Tomorrow my mom is going to have her face, shall we say, rejuvenated. This woman has only been in close contact with a physician four other times in her life: twice, to have babies (my brother was almost born in the revolving doors at Lenox Hill, but that is a tale for another time) and twice, for minor cosmetic procedures. This one, clocking in at 6+ hours of surgery time, is major.

It is also the first time my mother has seen a doctor outside the borders of our city almost since I was born. Then again, the local hospital best known for its cosmetic procedures here was last in the news when a prominent writer went in to have her eyes done, and didn't make it out alive. Perhaps they will take better care in Florida. She'll be staying with her best friend (who had her face done by the same doctor), and I'm sure her friend Sandy will take good care of her.

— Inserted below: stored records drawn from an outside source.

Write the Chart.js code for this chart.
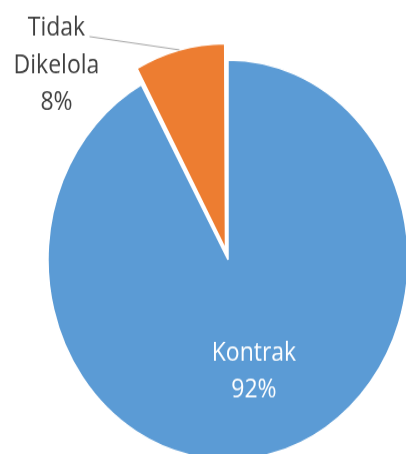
<!DOCTYPE html>
<html lang="id">
<head>
<meta charset="UTF-8">
<title>Kontrak vs Tidak Dikelola</title>
<script src="https://cdn.jsdelivr.net/npm/chart.js"></script>
<style>
    body {
        margin: 0;
        background: #fff;
        overflow: hidden;
    }
    #page {
        width: 406px;
        height: 454px;
        overflow: hidden;
    }
    /* the reference picture is stretched vertically, so the chart is too */
    #wrap {
        width: 406px;
        height: 409px;
        transform: scaleY(1.11);
        transform-origin: 0 0;
    }
</style>
</head>
<body>
<div id="page"><div id="wrap"><canvas id="pie"></canvas></div></div>
<script>
    const categories = ['Kontrak', 'Tidak Dikelola'];
    const values = [92, 8];
    const colors = ['#5B9BD5', '#ED7D31'];

    const total = values.reduce((a, b) => a + b, 0);

    // draws the data labels (inside for the big slice, outside with leader line for the small one)
    const pieLabels = {
        id: 'pieLabels',
        afterDatasetsDraw(chart) {
            const ctx = chart.ctx;
            const arcs = chart.getDatasetMeta(0).data;
            ctx.save();
            ctx.font = '23px "Open Sans"';
            ctx.textAlign = 'center';
            ctx.textBaseline = 'middle';

            arcs.forEach((arc, i) => {
                const p = arc.getProps(['x', 'y', 'startAngle', 'endAngle', 'outerRadius', 'circumference'], true);
                const mid = (p.startAngle + p.endAngle) / 2;
                const pct = Math.round(values[i] / total * 100) + '%';
                const off = (arc.options.offset || 0) / 4;
                const shift = off * (2 - Math.sin(Math.min(Math.PI, p.circumference)));

                if (values[i] / total > 0.5) {
                    const r = p.outerRadius * 0.58;
                    const cx = p.x + Math.cos(mid) * r;
                    const cy = p.y + Math.sin(mid) * r;
                    ctx.fillStyle = '#ffffff';
                    ctx.fillText(categories[i], cx, cy - 16.5);
                    ctx.fillText(pct, cx, cy + 16.5);
                } else {
                    const r = p.outerRadius + shift;
                    const ex = p.x + Math.cos(mid) * r;
                    const ey = p.y + Math.sin(mid) * r;
                    const sx = ex - 90;
                    const sy = ey - 12;
                    ctx.strokeStyle = '#A6A6A6';
                    ctx.lineWidth = 1;
                    ctx.beginPath();
                    ctx.moveTo(sx, sy);
                    ctx.lineTo(ex, ey);
                    ctx.stroke();
                    const lines = categories[i].split(' ').concat(pct);
                    ctx.fillStyle = '#404040';
                    lines.forEach((t, k) => {
                        ctx.fillText(t, sx - 33, sy - 7 + k * 33.5);
                    });
                }
            });
            ctx.restore();
        }
    };

    new Chart(document.getElementById('pie'), {
        type: 'pie',
        data: {
            labels: categories,
            datasets: [{
                data: values,
                backgroundColor: colors,
                borderColor: '#ffffff',
                borderWidth: 1.5,
                offset: [0, 40],
                clip: false
            }]
        },
        options: {
            responsive: true,
            maintainAspectRatio: false,
            animation: false,
            events: [],
            radius: 180,
            layout: { padding: { left: 50, top: 59, right: 0, bottom: 0 } },
            plugins: {
                legend: { display: false },
                tooltip: { enabled: false }
            }
        },
        plugins: [pieLabels]
    });
</script>
</body>
</html>
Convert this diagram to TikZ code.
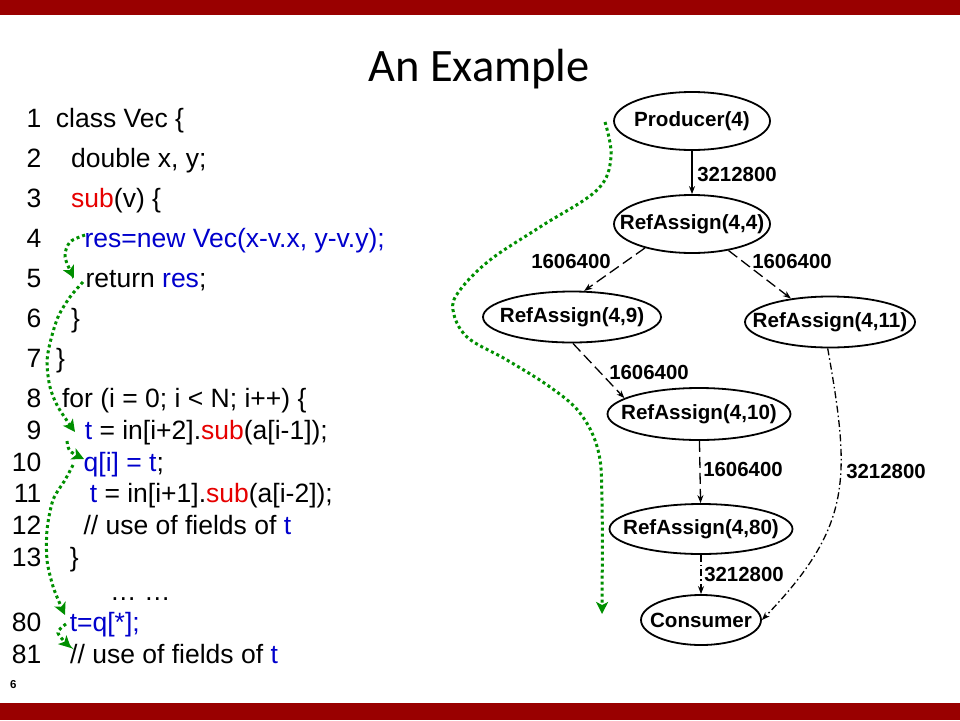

Sandy and I are both proponents of the better-living-through-chemisty school: we can discuss migraine meds and depression/anxiety meds long after my mom's eyes have glazed over, and not due to alcohol consumption. Pharmacists R Us, you might say.

Digression: This blog is obviously not dedicated to big issues of our time. Otherwise there would be far more about, say, the recent tsunami distaster, or, closer to my home and heart, the political and economic situation in Haiti, and why each needs funding.

No, I stick with smaller, more domestic meanderings: I realize my area of control is narrow, though my area of bewilderment is wide.

For example, why is my college classmate's second husband staying with her /a>after DNA tests have proved he's not the biological father of her child? He is over 60, and has been publically cuckholded. What does he see in her? She's a bright woman, but her actions bewilder me. How do you tell your kid, your Daddy isn't who you think he is? And when do you say so? Especially if your child's paternity has been bandied about for months in some of the better periodicals of our time.

As a woman I know in her early 50s who is coming off a second divorce, said: "I don't even know how to flirt." I'm with her. In a screwball comedy of the 1940s, my classmate would have come off looking like my perception of a ditzy broad -- but one whom you had better not cross. Looks like an angel, acts like Ghengis Kahn.

Mad, bad, and dangerous to know. Okay, that also applies to me and the people with whom I have involved myself romantically, so I do understand the attraction. Mad, bad, and dangerous to know is initially quite seductive.

The movie The Women springs to mind as an instructional video. Alas, I didn't study it when I was young enough for it to have made such an impression on me, and while I'm sure I manipulated my parents, the idea didn't really carry over into adulthood, or I would have become one of the inmates running the asylum.

From my feminist vantage point, the idea of a woman manipulating rich and powerful men seems antiquated, particularly since she is wealthy and powerful in her own right. However, I don't know this woman well, just enough to know that she has proven herself opportunistic.

Ironic, given why the first refugees (the Mayflower contingent) came here to escape the tyranny of their culture at the time, that my classmate will probably end up back across the pond. I can't imagine her degree in Victorian Studies will be useful, but I think she'll do just fine without applying herself academically. Certainly she has succeeded thus far, and whether she returns to her native L.A. or to my own town, neither has a shortage of rich and powerful men, nor immigrants willing to serve as nannies.

It is easier to reinvent oneself in a country like ours, with such a short attention span and a strong ability to ignore almost anything outside our borders, apart,perhaps, from where U.S. troops are deployed (there's a war on, remember?), than it would be in any former Commonwealth country -- Canada, South Africa, Australia, and other former U.K. possessions, where this scandal has made the front page on numerous occasions.

For her children's sake, I wish her luck. Failing that, I wish the children have access to excellent therapy. They are going to need it.

1 Comments:

Blogger Robin said...

That was fun to read. I feel like I've been on the roller coaster with you.